__GIVEN INFORMATION__:
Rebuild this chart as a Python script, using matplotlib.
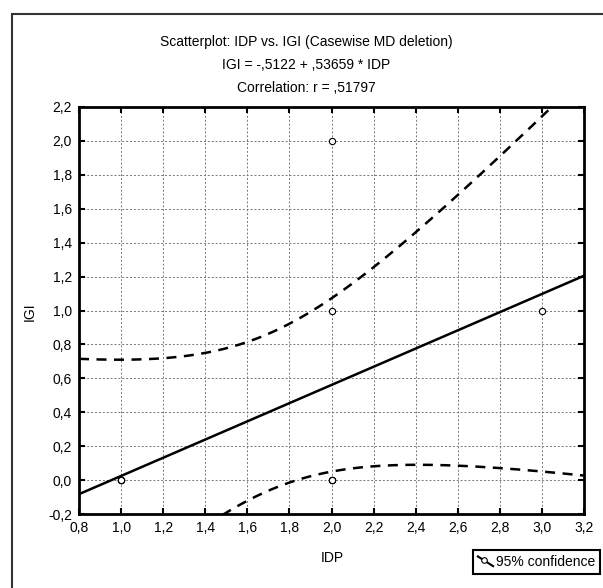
import numpy as np
import matplotlib.pyplot as plt
from matplotlib.lines import Line2D
from matplotlib.legend_handler import HandlerBase
from matplotlib.patches import Rectangle
from matplotlib.ticker import FuncFormatter

plt.rcParams['font.family'] = ['Liberation Sans', 'DejaVu Sans']

# Данные (совпадающие точки повторены)
idp = [1, 1, 1, 1, 2, 2, 2, 2, 2, 3]
igi = [0, 0, 0, 0, 0, 0, 0, 1, 2, 1]
t_95 = 2.306004  # t(0.975, df=8)

x_ticks = [0.8, 1.0, 1.2, 1.4, 1.6, 1.8, 2.0, 2.2, 2.4, 2.6, 2.8, 3.0, 3.2]
y_ticks = [-0.2, 0.0, 0.2, 0.4, 0.6, 0.8, 1.0, 1.2, 1.4, 1.6, 1.8, 2.0, 2.2]

x = np.array(idp, dtype=float)
y = np.array(igi, dtype=float)
n = len(x)
slope, intercept = np.polyfit(x, y, 1)
r = np.corrcoef(x, y)[0, 1]
resid = y - (intercept + slope * x)
s = np.sqrt(np.sum(resid ** 2) / (n - 2))
sxx = np.sum((x - x.mean()) ** 2)

xs = np.linspace(0.8, 3.2, 300)
yfit = intercept + slope * xs
half = t_95 * s * np.sqrt(1 / n + (xs - x.mean()) ** 2 / sxx)

W, H = 603, 588
fig = plt.figure(figsize=(W / 100, H / 100), dpi=100)
ax = fig.add_axes([79 / W, 1 - 514 / H, 505 / W, 407 / H])

ax.plot(xs, yfit, color='black', lw=1.8)
ax.plot(xs, yfit + half, color='black', lw=1.8, ls=(0, (4, 3)))
ax.plot(xs, yfit - half, color='black', lw=1.8, ls=(0, (4, 3)))
ax.plot(x, y, ls='none', marker='o', ms=4.5, mfc='white', mec='black', mew=0.8, zorder=5)

ax.set_xlim(0.8, 3.2)
ax.set_ylim(-0.2, 2.2)
ax.set_xticks(x_ticks)
ax.set_yticks(y_ticks)
fmt = FuncFormatter(lambda v, p: f"{v:.1f}".replace('.', ','))
ax.xaxis.set_major_formatter(fmt)
ax.yaxis.set_major_formatter(fmt)
ax.tick_params(direction='in', length=4, width=1.5, top=True, right=True,
               labelsize=10, pad=5)
ax.grid(True, color='#777777', ls=(0, (2, 2)), lw=0.7)
for sp in ax.spines.values():
    sp.set_linewidth(2)

fig.text(30 / W, 1 - 312 / H, 'IGI', rotation=90, ha='center', va='center', fontsize=10)
fig.text(332 / W, 1 - 558 / H, 'IDP', ha='center', va='center', fontsize=10)

titles = ['Scatterplot: IDP vs. IGI (Casewise MD deletion)',
          f'IGI = {intercept:.4f} + {slope:.5f} * IDP'.replace('0.', ','),
          f'Correlation: r = {r:.5f}'.replace('0.', ',')]
for i, t in enumerate(titles):
    fig.text(306 / W, 1 - (42 + 23 * i) / H, t, ha='center', va='center', fontsize=10)

# рамка вокруг всего графика
fig.patches.append(Rectangle((12 / W, -0.1), 1.2, 1 - 14 / H + 0.1, transform=fig.transFigure,
                             fill=False, edgecolor='#333333', lw=1.5))


class DiagHandler(HandlerBase):
    def create_artists(self, legend, orig_handle, xdescent, ydescent, width, height, fontsize, trans):
        x0, y0 = -xdescent, -ydescent
        line = Line2D([x0, x0 + width], [y0 + height, y0], color='black', lw=1.5, transform=trans)
        mk = Line2D([x0 + width * 0.4], [y0 + height * 0.6], marker='o', ms=4, mfc='white',
                    mec='black', mew=0.8, ls='none', transform=trans)
        return [line, mk]


h = Line2D([], [], color='black')
leg = fig.legend([h], ['95% confidence'], handler_map={Line2D: DiagHandler()},
                 loc='lower right', bbox_to_anchor=(600 / W, 1 - 574 / H),
                 fancybox=False, framealpha=1, edgecolor='black', fontsize=10,
                 handlelength=1.1, handletextpad=0.2, borderpad=0.35, borderaxespad=0)
leg.get_frame().set_linewidth(1.5)

plt.savefig('out.png', dpi=100)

__WORK TO BE COMPLETED__:
Skip the pictures, then retype every line above exactly.

__TASK ANSWER__:
Rebuild this chart as a Python script, using matplotlib.
import numpy as np
import matplotlib.pyplot as plt
from matplotlib.lines import Line2D
from matplotlib.legend_handler import HandlerBase
from matplotlib.patches import Rectangle
from matplotlib.ticker import FuncFormatter

plt.rcParams['font.family'] = ['Liberation Sans', 'DejaVu Sans']

# Данные (совпадающие точки повторены)
idp = [1, 1, 1, 1, 2, 2, 2, 2, 2, 3]
igi = [0, 0, 0, 0, 0, 0, 0, 1, 2, 1]
t_95 = 2.306004  # t(0.975, df=8)

x_ticks = [0.8, 1.0, 1.2, 1.4, 1.6, 1.8, 2.0, 2.2, 2.4, 2.6, 2.8, 3.0, 3.2]
y_ticks = [-0.2, 0.0, 0.2, 0.4, 0.6, 0.8, 1.0, 1.2, 1.4, 1.6, 1.8, 2.0, 2.2]

x = np.array(idp, dtype=float)
y = np.array(igi, dtype=float)
n = len(x)
slope, intercept = np.polyfit(x, y, 1)
r = np.corrcoef(x, y)[0, 1]
resid = y - (intercept + slope * x)
s = np.sqrt(np.sum(resid ** 2) / (n - 2))
sxx = np.sum((x - x.mean()) ** 2)

xs = np.linspace(0.8, 3.2, 300)
yfit = intercept + slope * xs
half = t_95 * s * np.sqrt(1 / n + (xs - x.mean()) ** 2 / sxx)

W, H = 603, 588
fig = plt.figure(figsize=(W / 100, H / 100), dpi=100)
ax = fig.add_axes([79 / W, 1 - 514 / H, 505 / W, 407 / H])

ax.plot(xs, yfit, color='black', lw=1.8)
ax.plot(xs, yfit + half, color='black', lw=1.8, ls=(0, (4, 3)))
ax.plot(xs, yfit - half, color='black', lw=1.8, ls=(0, (4, 3)))
ax.plot(x, y, ls='none', marker='o', ms=4.5, mfc='white', mec='black', mew=0.8, zorder=5)

ax.set_xlim(0.8, 3.2)
ax.set_ylim(-0.2, 2.2)
ax.set_xticks(x_ticks)
ax.set_yticks(y_ticks)
fmt = FuncFormatter(lambda v, p: f"{v:.1f}".replace('.', ','))
ax.xaxis.set_major_formatter(fmt)
ax.yaxis.set_major_formatter(fmt)
ax.tick_params(direction='in', length=4, width=1.5, top=True, right=True,
               labelsize=10, pad=5)
ax.grid(True, color='#777777', ls=(0, (2, 2)), lw=0.7)
for sp in ax.spines.values():
    sp.set_linewidth(2)

fig.text(30 / W, 1 - 312 / H, 'IGI', rotation=90, ha='center', va='center', fontsize=10)
fig.text(332 / W, 1 - 558 / H, 'IDP', ha='center', va='center', fontsize=10)

titles = ['Scatterplot: IDP vs. IGI (Casewise MD deletion)',
          f'IGI = {intercept:.4f} + {slope:.5f} * IDP'.replace('0.', ','),
          f'Correlation: r = {r:.5f}'.replace('0.', ',')]
for i, t in enumerate(titles):
    fig.text(306 / W, 1 - (42 + 23 * i) / H, t, ha='center', va='center', fontsize=10)

# рамка вокруг всего графика
fig.patches.append(Rectangle((12 / W, -0.1), 1.2, 1 - 14 / H + 0.1, transform=fig.transFigure,
                             fill=False, edgecolor='#333333', lw=1.5))


class DiagHandler(HandlerBase):
    def create_artists(self, legend, orig_handle, xdescent, ydescent, width, height, fontsize, trans):
        x0, y0 = -xdescent, -ydescent
        line = Line2D([x0, x0 + width], [y0 + height, y0], color='black', lw=1.5, transform=trans)
        mk = Line2D([x0 + width * 0.4], [y0 + height * 0.6], marker='o', ms=4, mfc='white',
                    mec='black', mew=0.8, ls='none', transform=trans)
        return [line, mk]


h = Line2D([], [], color='black')
leg = fig.legend([h], ['95% confidence'], handler_map={Line2D: DiagHandler()},
                 loc='lower right', bbox_to_anchor=(600 / W, 1 - 574 / H),
                 fancybox=False, framealpha=1, edgecolor='black', fontsize=10,
                 handlelength=1.1, handletextpad=0.2, borderpad=0.35, borderaxespad=0)
leg.get_frame().set_linewidth(1.5)

plt.savefig('out.png', dpi=100)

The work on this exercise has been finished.